↓↓↓

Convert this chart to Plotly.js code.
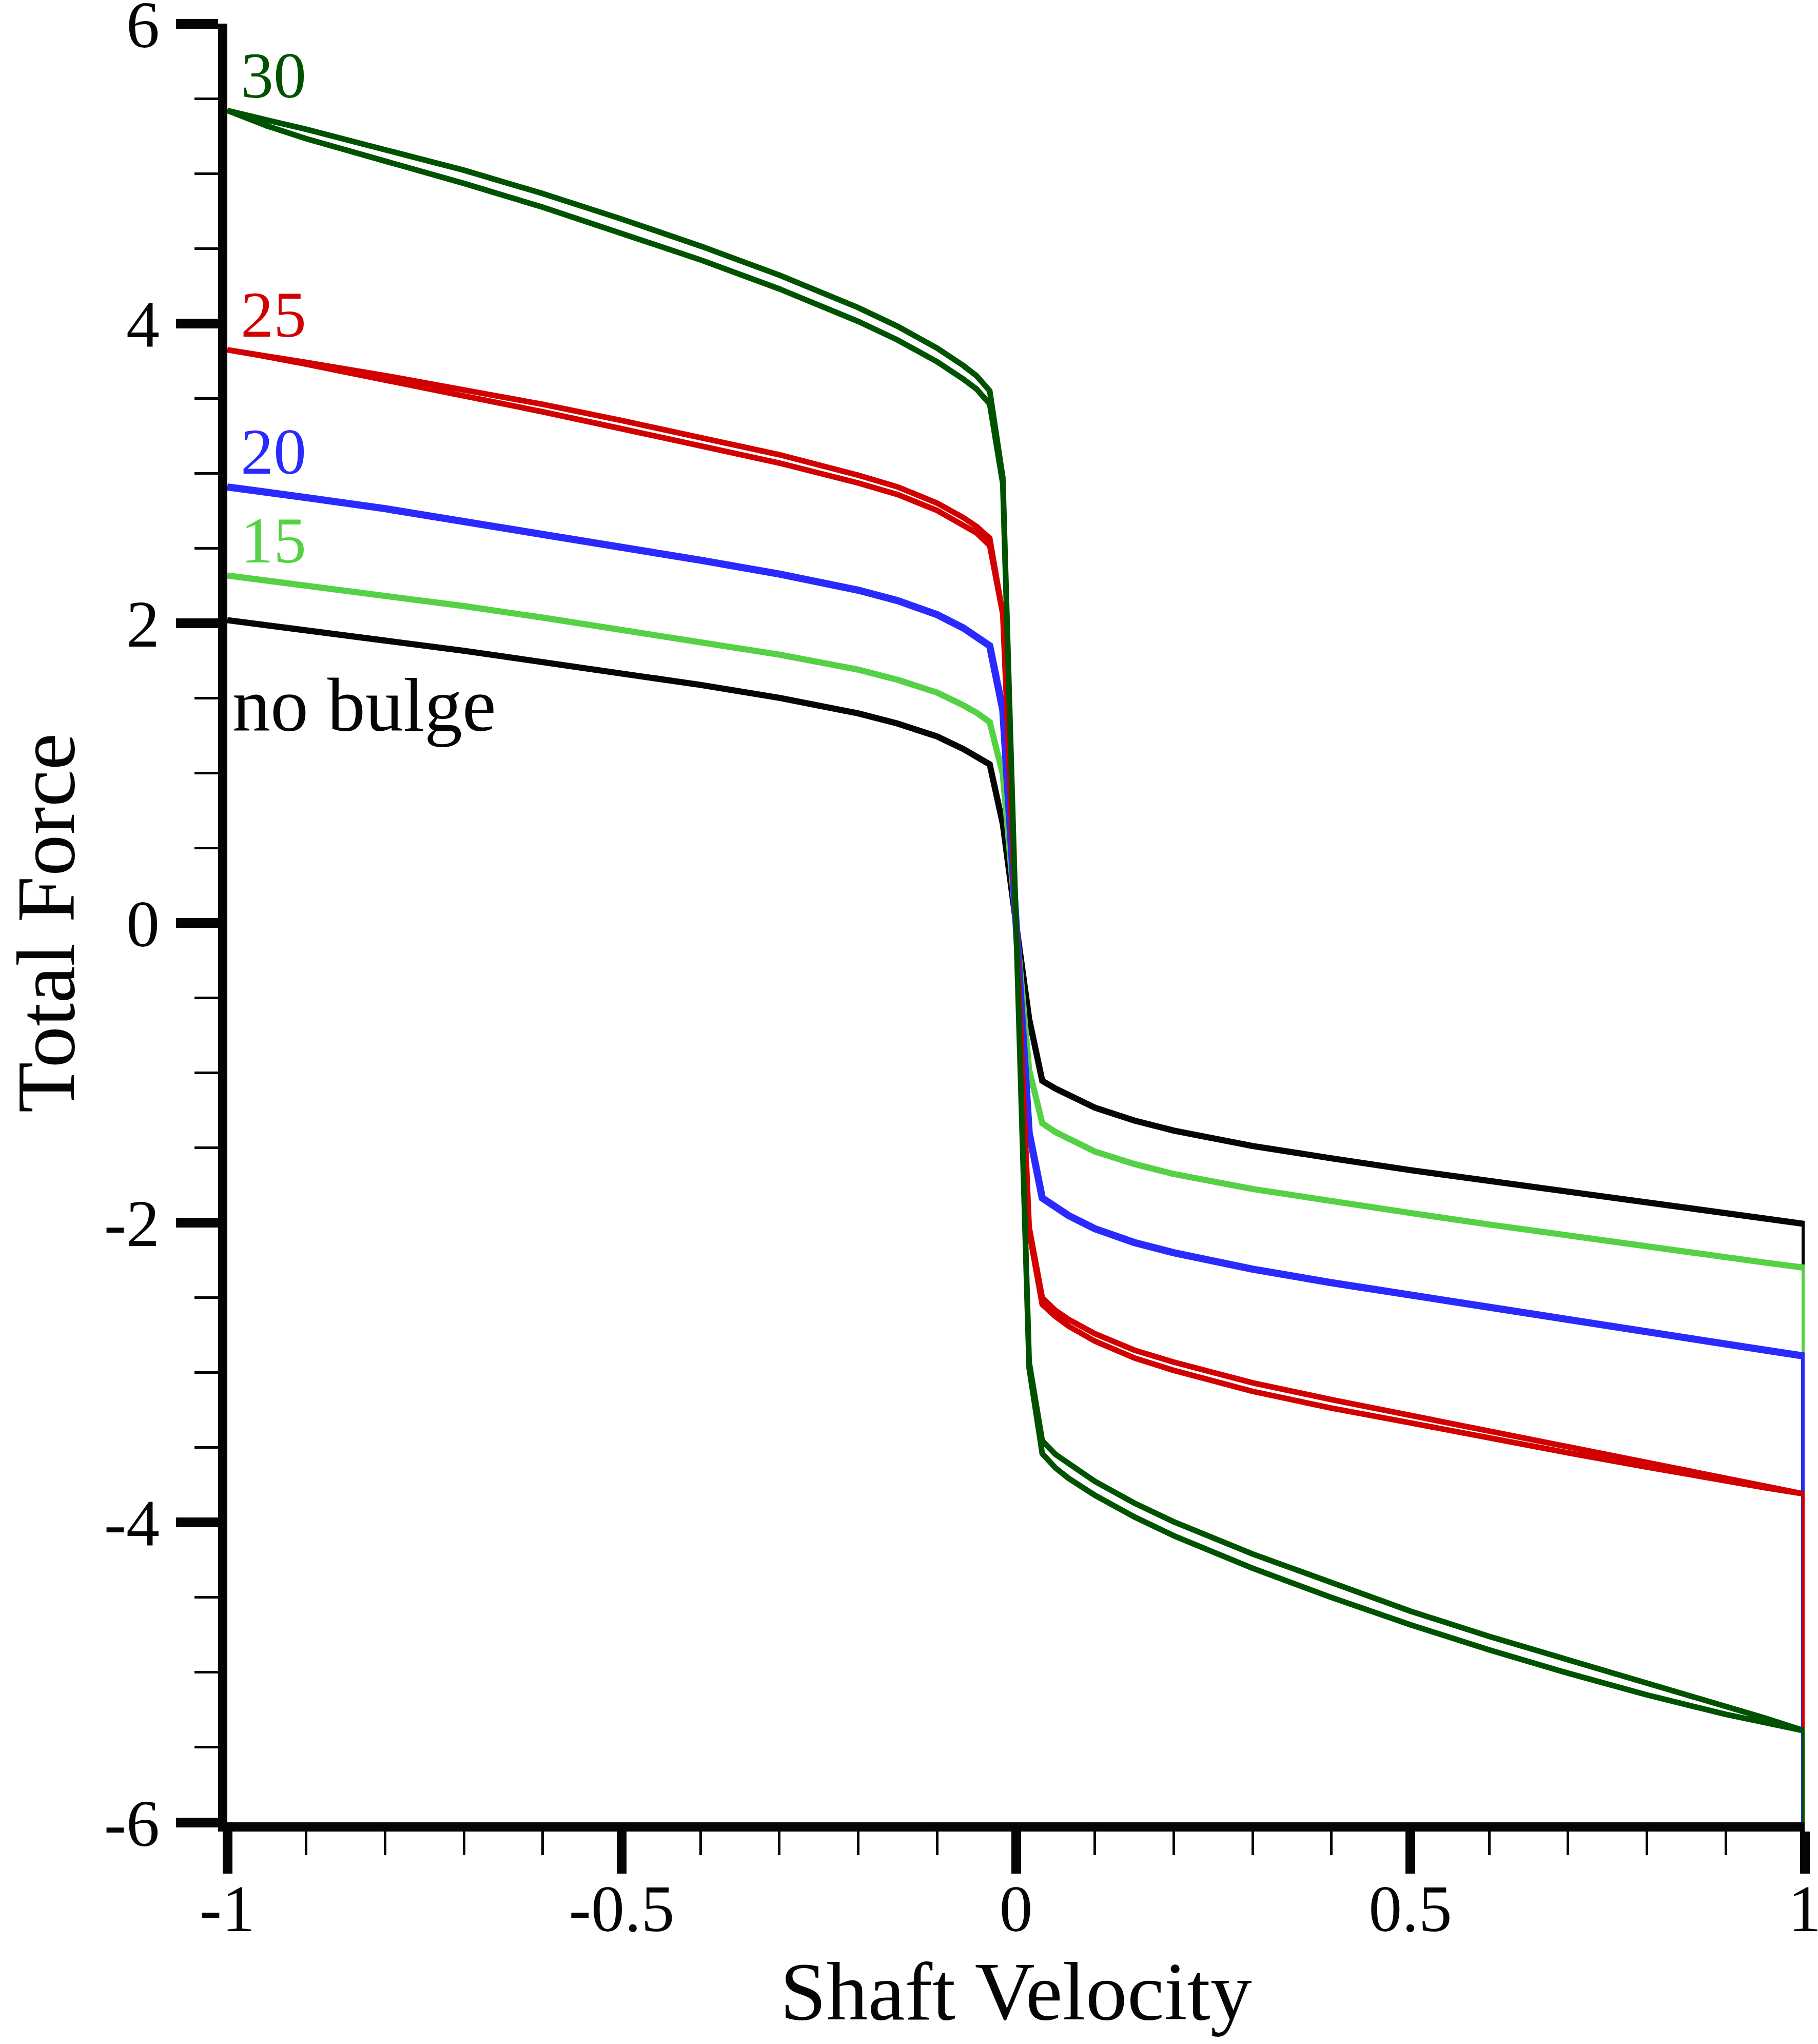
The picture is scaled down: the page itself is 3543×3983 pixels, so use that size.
<!DOCTYPE html>
<html>
<head>
<meta charset="utf-8">
<script src="https://cdn.plot.ly/plotly-3.0.1.min.js"></script>
<style>
  html, body { margin: 0; padding: 0; background: #fff; }
  #chart { width: 3543px; height: 3983px; }
</style>
</head>
<body>
<div id="chart"></div>
<script>
// shaft velocity samples shared by every loop
const velocity = [-1, -0.95, -0.9, -0.8, -0.7, -0.6, -0.5, -0.4, -0.3, -0.2, -0.15, -0.1, -0.0667, -0.05, -0.0333, -0.0167,
  0, 0.0167, 0.0333, 0.05, 0.0667, 0.1, 0.15, 0.2, 0.3, 0.4, 0.5, 0.6, 0.7, 0.8, 0.9, 0.95, 1];

// total force, single branch curves
const forceNoBulge = [2.02, 1.986, 1.952, 1.884, 1.816, 1.745, 1.666, 1.588, 1.502, 1.398, 1.330, 1.244, 1.160, 1.112, 1.058, 0.66,
  0, -0.64, -1.053, -1.105, -1.150, -1.232, -1.318, -1.385, -1.488, -1.570, -1.649, -1.722, -1.795, -1.866, -1.937, -1.972, -2.008];
const forceBulge15 = [2.318, 2.285, 2.252, 2.184, 2.114, 2.037, 1.955, 1.875, 1.790, 1.690, 1.622, 1.537, 1.452, 1.403, 1.340, 0.99,
  0, -0.98, -1.336, -1.395, -1.442, -1.525, -1.608, -1.675, -1.775, -1.857, -1.935, -2.012, -2.087, -2.160, -2.231, -2.266, -2.300];
const forceBulge20 = [2.909, 2.874, 2.838, 2.764, 2.686, 2.596, 2.506, 2.420, 2.328, 2.220, 2.150, 2.057, 1.968, 1.914, 1.849, 1.42,
  0, -1.40, -1.835, -1.898, -1.952, -2.040, -2.132, -2.200, -2.310, -2.400, -2.483, -2.568, -2.650, -2.730, -2.810, -2.850, -2.890];

// total force, two branches of the hysteresis loop
const forceBulge25Out = [3.824, 3.782, 3.740, 3.652, 3.558, 3.460, 3.352, 3.241, 3.124, 2.987, 2.909, 2.801, 2.704, 2.645, 2.567, 2.06,
  0, -2.03, -2.500, -2.585, -2.645, -2.740, -2.850, -2.930, -3.068, -3.180, -3.280, -3.390, -3.495, -3.600, -3.705, -3.757, -3.810];
const forceBulge25Back = [3.824, 3.778, 3.728, 3.625, 3.520, 3.410, 3.297, 3.185, 3.068, 2.935, 2.858, 2.752, 2.658, 2.602, 2.518, 2.06,
  0, -2.06, -2.545, -2.625, -2.690, -2.790, -2.902, -2.985, -3.125, -3.237, -3.335, -3.438, -3.535, -3.630, -3.725, -3.768, -3.810];
const forceBulge30Out = [5.42, 5.357, 5.295, 5.163, 5.022, 4.866, 4.696, 4.516, 4.322, 4.105, 3.980, 3.835, 3.718, 3.650, 3.550, 2.97,
  0, -2.93, -3.455, -3.545, -3.612, -3.725, -3.870, -3.995, -4.210, -4.405, -4.591, -4.760, -4.920, -5.075, -5.228, -5.305, -5.390];
const forceBulge30Back = [5.42, 5.318, 5.232, 5.083, 4.934, 4.775, 4.602, 4.424, 4.230, 4.013, 3.889, 3.744, 3.628, 3.562, 3.462, 2.93,
  0, -2.97, -3.540, -3.635, -3.705, -3.818, -3.962, -4.088, -4.305, -4.500, -4.682, -4.850, -5.005, -5.150, -5.280, -5.335, -5.390];

// each loop starts below the axis at full velocity
const loopStartForce = -6.6;

const curveLabels = ['no bulge', '15', '20', '25', '30'];

const xTickVals = [-1, -0.5, 0, 0.5, 1];
const xTickText = ['-1', '-0.5', '0', '0.5', '1'];
const yTickVals = [-6, -4, -2, 0, 2, 4, 6];
const yTickText = ['-6', '-4', '-2', '0', '2', '4', '6'];

const FONT = '"Liberation Serif", "DejaVu Serif", serif';

const curves = [
  { out: forceNoBulge, back: null, color: '#050505', width: 12 },
  { out: forceBulge15, back: null, color: '#54d145', width: 12 },
  { out: forceBulge20, back: null, color: '#2a2aff', width: 14 },
  { out: forceBulge25Out, back: forceBulge25Back, color: '#d20000', width: 11 },
  { out: forceBulge30Out, back: forceBulge30Back, color: '#005200', width: 11 },
];

const rev = a => a.slice().reverse();

const traces = curves.map(c => {
  // start at v = 1, run back to v = -1, then (for loops) forward again
  let x = [1].concat(rev(velocity));
  let y = [loopStartForce].concat(rev(c.out));
  if (c.back) {
    x = x.concat(velocity);
    y = y.concat(c.back);
  }
  return {
    x: x, y: y,
    type: 'scatter', mode: 'lines',
    line: { color: c.color, width: c.width },
    hoverinfo: 'skip', showlegend: false,
  };
});

const annotations = curves.map((c, i) => {
  const isBase = i === 0;
  return {
    x: -1, xref: 'x', xanchor: 'left', xshift: isBase ? 8 : 24,
    y: isBase ? c.out[0] - 0.565 : c.out[0] + 0.235, yref: 'y', yanchor: 'middle',
    text: curveLabels[i], showarrow: false,
    font: { family: FONT, size: isBase ? 148 : 128, color: c.color },
  };
});

const axisCommon = {
  showgrid: false, zeroline: false,
  showline: true, linecolor: '#050505', linewidth: 18,
  ticks: 'outside', ticklen: 82, tickwidth: 19, tickcolor: '#050505',
  tickmode: 'array',
  ticklabeloverflow: 'allow',
  tickfont: { family: FONT, size: 130, color: '#050505' },
};

const layout = {
  width: 3543, height: 3983,
  margin: { l: 443, r: 26, t: 46, b: 432 },
  paper_bgcolor: '#ffffff', plot_bgcolor: '#ffffff',
  showlegend: false,
  xaxis: Object.assign({}, axisCommon, {
    range: [-1, 1], tickvals: xTickVals, ticktext: xTickText,
    ticklabelstandoff: -44,
    minor: { tickmode: 'linear', tick0: -1, dtick: 0.1, ticks: 'outside', ticklen: 46, tickwidth: 5, tickcolor: '#050505' },
    title: { text: 'Shaft Velocity', font: { family: FONT, size: 162, color: '#050505' }, standoff: 22 },
  }),
  yaxis: Object.assign({}, axisCommon, {
    range: [-6, 6], tickvals: yTickVals, ticktext: yTickText,
    ticklabelstandoff: 6,
    minor: { tickmode: 'linear', tick0: -6, dtick: 0.5, ticks: 'outside', ticklen: 46, tickwidth: 5, tickcolor: '#050505' },
    title: { text: 'Total Force', font: { family: FONT, size: 162, color: '#050505' }, standoff: 85 },
  }),
  annotations: annotations,
};

Plotly.newPlot('chart', traces, layout, { staticPlot: true, displayModeBar: false });
</script>
</body>
</html>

↑↑↑

§ **TASK OBJECTIVE**: Reproduce the material word for word, minus the images.

§ **TASK RESULT**:
Convert this chart to Plotly.js code.
The picture is scaled down: the page itself is 3543×3983 pixels, so use that size.
<!DOCTYPE html>
<html>
<head>
<meta charset="utf-8">
<script src="https://cdn.plot.ly/plotly-3.0.1.min.js"></script>
<style>
  html, body { margin: 0; padding: 0; background: #fff; }
  #chart { width: 3543px; height: 3983px; }
</style>
</head>
<body>
<div id="chart"></div>
<script>
// shaft velocity samples shared by every loop
const velocity = [-1, -0.95, -0.9, -0.8, -0.7, -0.6, -0.5, -0.4, -0.3, -0.2, -0.15, -0.1, -0.0667, -0.05, -0.0333, -0.0167,
  0, 0.0167, 0.0333, 0.05, 0.0667, 0.1, 0.15, 0.2, 0.3, 0.4, 0.5, 0.6, 0.7, 0.8, 0.9, 0.95, 1];

// total force, single branch curves
const forceNoBulge = [2.02, 1.986, 1.952, 1.884, 1.816, 1.745, 1.666, 1.588, 1.502, 1.398, 1.330, 1.244, 1.160, 1.112, 1.058, 0.66,
  0, -0.64, -1.053, -1.105, -1.150, -1.232, -1.318, -1.385, -1.488, -1.570, -1.649, -1.722, -1.795, -1.866, -1.937, -1.972, -2.008];
const forceBulge15 = [2.318, 2.285, 2.252, 2.184, 2.114, 2.037, 1.955, 1.875, 1.790, 1.690, 1.622, 1.537, 1.452, 1.403, 1.340, 0.99,
  0, -0.98, -1.336, -1.395, -1.442, -1.525, -1.608, -1.675, -1.775, -1.857, -1.935, -2.012, -2.087, -2.160, -2.231, -2.266, -2.300];
const forceBulge20 = [2.909, 2.874, 2.838, 2.764, 2.686, 2.596, 2.506, 2.420, 2.328, 2.220, 2.150, 2.057, 1.968, 1.914, 1.849, 1.42,
  0, -1.40, -1.835, -1.898, -1.952, -2.040, -2.132, -2.200, -2.310, -2.400, -2.483, -2.568, -2.650, -2.730, -2.810, -2.850, -2.890];

// total force, two branches of the hysteresis loop
const forceBulge25Out = [3.824, 3.782, 3.740, 3.652, 3.558, 3.460, 3.352, 3.241, 3.124, 2.987, 2.909, 2.801, 2.704, 2.645, 2.567, 2.06,
  0, -2.03, -2.500, -2.585, -2.645, -2.740, -2.850, -2.930, -3.068, -3.180, -3.280, -3.390, -3.495, -3.600, -3.705, -3.757, -3.810];
const forceBulge25Back = [3.824, 3.778, 3.728, 3.625, 3.520, 3.410, 3.297, 3.185, 3.068, 2.935, 2.858, 2.752, 2.658, 2.602, 2.518, 2.06,
  0, -2.06, -2.545, -2.625, -2.690, -2.790, -2.902, -2.985, -3.125, -3.237, -3.335, -3.438, -3.535, -3.630, -3.725, -3.768, -3.810];
const forceBulge30Out = [5.42, 5.357, 5.295, 5.163, 5.022, 4.866, 4.696, 4.516, 4.322, 4.105, 3.980, 3.835, 3.718, 3.650, 3.550, 2.97,
  0, -2.93, -3.455, -3.545, -3.612, -3.725, -3.870, -3.995, -4.210, -4.405, -4.591, -4.760, -4.920, -5.075, -5.228, -5.305, -5.390];
const forceBulge30Back = [5.42, 5.318, 5.232, 5.083, 4.934, 4.775, 4.602, 4.424, 4.230, 4.013, 3.889, 3.744, 3.628, 3.562, 3.462, 2.93,
  0, -2.97, -3.540, -3.635, -3.705, -3.818, -3.962, -4.088, -4.305, -4.500, -4.682, -4.850, -5.005, -5.150, -5.280, -5.335, -5.390];

// each loop starts below the axis at full velocity
const loopStartForce = -6.6;

const curveLabels = ['no bulge', '15', '20', '25', '30'];

const xTickVals = [-1, -0.5, 0, 0.5, 1];
const xTickText = ['-1', '-0.5', '0', '0.5', '1'];
const yTickVals = [-6, -4, -2, 0, 2, 4, 6];
const yTickText = ['-6', '-4', '-2', '0', '2', '4', '6'];

const FONT = '"Liberation Serif", "DejaVu Serif", serif';

const curves = [
  { out: forceNoBulge, back: null, color: '#050505', width: 12 },
  { out: forceBulge15, back: null, color: '#54d145', width: 12 },
  { out: forceBulge20, back: null, color: '#2a2aff', width: 14 },
  { out: forceBulge25Out, back: forceBulge25Back, color: '#d20000', width: 11 },
  { out: forceBulge30Out, back: forceBulge30Back, color: '#005200', width: 11 },
];

const rev = a => a.slice().reverse();

const traces = curves.map(c => {
  // start at v = 1, run back to v = -1, then (for loops) forward again
  let x = [1].concat(rev(velocity));
  let y = [loopStartForce].concat(rev(c.out));
  if (c.back) {
    x = x.concat(velocity);
    y = y.concat(c.back);
  }
  return {
    x: x, y: y,
    type: 'scatter', mode: 'lines',
    line: { color: c.color, width: c.width },
    hoverinfo: 'skip', showlegend: false,
  };
});

const annotations = curves.map((c, i) => {
  const isBase = i === 0;
  return {
    x: -1, xref: 'x', xanchor: 'left', xshift: isBase ? 8 : 24,
    y: isBase ? c.out[0] - 0.565 : c.out[0] + 0.235, yref: 'y', yanchor: 'middle',
    text: curveLabels[i], showarrow: false,
    font: { family: FONT, size: isBase ? 148 : 128, color: c.color },
  };
});

const axisCommon = {
  showgrid: false, zeroline: false,
  showline: true, linecolor: '#050505', linewidth: 18,
  ticks: 'outside', ticklen: 82, tickwidth: 19, tickcolor: '#050505',
  tickmode: 'array',
  ticklabeloverflow: 'allow',
  tickfont: { family: FONT, size: 130, color: '#050505' },
};

const layout = {
  width: 3543, height: 3983,
  margin: { l: 443, r: 26, t: 46, b: 432 },
  paper_bgcolor: '#ffffff', plot_bgcolor: '#ffffff',
  showlegend: false,
  xaxis: Object.assign({}, axisCommon, {
    range: [-1, 1], tickvals: xTickVals, ticktext: xTickText,
    ticklabelstandoff: -44,
    minor: { tickmode: 'linear', tick0: -1, dtick: 0.1, ticks: 'outside', ticklen: 46, tickwidth: 5, tickcolor: '#050505' },
    title: { text: 'Shaft Velocity', font: { family: FONT, size: 162, color: '#050505' }, standoff: 22 },
  }),
  yaxis: Object.assign({}, axisCommon, {
    range: [-6, 6], tickvals: yTickVals, ticktext: yTickText,
    ticklabelstandoff: 6,
    minor: { tickmode: 'linear', tick0: -6, dtick: 0.5, ticks: 'outside', ticklen: 46, tickwidth: 5, tickcolor: '#050505' },
    title: { text: 'Total Force', font: { family: FONT, size: 162, color: '#050505' }, standoff: 85 },
  }),
  annotations: annotations,
};

Plotly.newPlot('chart', traces, layout, { staticPlot: true, displayModeBar: false });
</script>
</body>
</html>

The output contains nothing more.